Growth in permissive and nonpermissive media. Overnight cultures were inoculated into glucose (diamonds) or arabinose (circles) medium at the optimal dilution ratios shown in the upper right corner of each panel. OD₆₀₀ was monitored in a 96-well plate in a shaking Spectramax plate reader at 37°C with periodic removal of samples for microscopy and plating on arabinose plates. The change in viability, given on the right axis (triangles), was calculated by using the concentration of CFU normalized by dividing by the OD₆₀₀. For each time point, this value was divided by the value at T = 0 and the log of that value is presented here.
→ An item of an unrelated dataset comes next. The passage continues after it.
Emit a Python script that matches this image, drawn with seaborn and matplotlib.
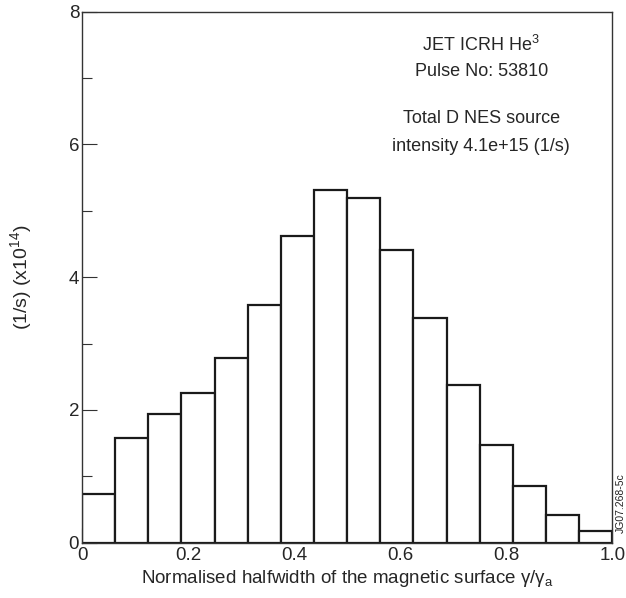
import matplotlib
matplotlib.use("Agg")
import matplotlib.pyplot as plt
import seaborn as sns
import numpy as np
from matplotlib.ticker import MultipleLocator

bin_edges = [0, 0.0625, 0.125, 0.1875, 0.25, 0.3125, 0.375, 0.4375, 0.5,
             0.5625, 0.625, 0.6875, 0.75, 0.8125, 0.875, 0.9375, 1.0]
intensity = [0.73, 1.58, 1.94, 2.25, 2.78, 3.58, 4.62, 5.31, 5.2,
             4.41, 3.39, 2.38, 1.47, 0.86, 0.42, 0.17]
x_ticks = [0, 0.2, 0.4, 0.6, 0.8, 1.0]
x_tick_labels = ["0", "0.2", "0.4", "0.6", "0.8", "1.0"]
y_ticks = [0, 2, 4, 6, 8]
annotation_lines = ["JET ICRH He$\\mathregular{^3}$", "Pulse No: 53810",
                    "Total D NES source", "intensity 4.1e+15 (1/s)"]

sns.set_style("ticks")
plt.rcParams['font.family'] = ['Liberation Sans', 'DejaVu Sans']

fig = plt.figure(figsize=(6.26, 5.98), dpi=100)
ax = fig.add_axes([0.131, 0.0925, 0.847, 0.888])

centers = [(bin_edges[i] + bin_edges[i + 1]) / 2 for i in range(len(intensity))]
sns.histplot(x=centers, weights=intensity, bins=bin_edges, ax=ax,
             color="white", edgecolor="#1a1a1a", linewidth=1.6, alpha=1)

ax.set_xlim(0, 1.0)
ax.set_ylim(0, 8)
ax.set_xticks(x_ticks)
ax.set_xticklabels(x_tick_labels)
ax.set_yticks(y_ticks)
ax.xaxis.set_minor_locator(MultipleLocator(0.1))
ax.yaxis.set_minor_locator(MultipleLocator(1))
ax.tick_params(which="major", direction="in", length=11, width=0.8, labelsize=13.5,
               color="#333333", pad=2)
ax.tick_params(which="minor", direction="in", length=7, width=0.8, color="#333333")
ax.tick_params(axis="x", which="major", pad=3)
for s in ax.spines.values():
    s.set_linewidth(1.0)
    s.set_color("#333333")

ax.set_xlabel(r"Normalised halfwidth of the magnetic surface $\mathregular{\gamma/\gamma_a}$",
              fontsize=13.5, labelpad=3)
ax.set_ylabel(r"(1/s) (x10$\mathregular{^{14}}$)", fontsize=14, labelpad=25)

line_y = [0.938, 0.887, 0.798, 0.747]
for txt, yy in zip(annotation_lines, line_y):
    ax.text(0.753, yy, txt, transform=ax.transAxes, ha="center", va="center",
            fontsize=13)

fig.text(0.991, 0.108, "JG07.268-5c", rotation=90, ha="center", va="bottom",
         fontsize=7.5, color="#222222")

fig.savefig("out.png", dpi=100, facecolor="white")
The numbers of CFU per milliliter per OD unit at T = 0 measured from the saturated inoculum and corrected for dilution were as follows: WT, 4.6 × 10⁹; frr mutant, 3.2 × 10⁹; gcpE mutant, 3.4 × 10⁹; lpxC mutant, 2.2 × 10⁹; map mutant, 2.9 × 10⁹; murA mutant, 8.7 × 10⁸; ppa mutant, 1.5 × 10⁹; rpsA mutant, 1.2 × 10⁹. OD is shown on a linear rather than on a logarithmic scale to best show the dynamics of the faltering cultures, and the scale of the right axis differs for lpxC and map to prevent the trend lines from overlapping. For the last two time points of the murA measurement, no colonies grew.

FIG. 3.

Inoculation effects. Overnight cultures of seven amber mutants (listed by gene name) were inoculated into glucose medium at three different dilution ratios as indicated. OD₆₀₀ was monitored in a 96-well plate in a shaking Spectramax plate reader at 37°C, and the maximum OD that each culture reached is given.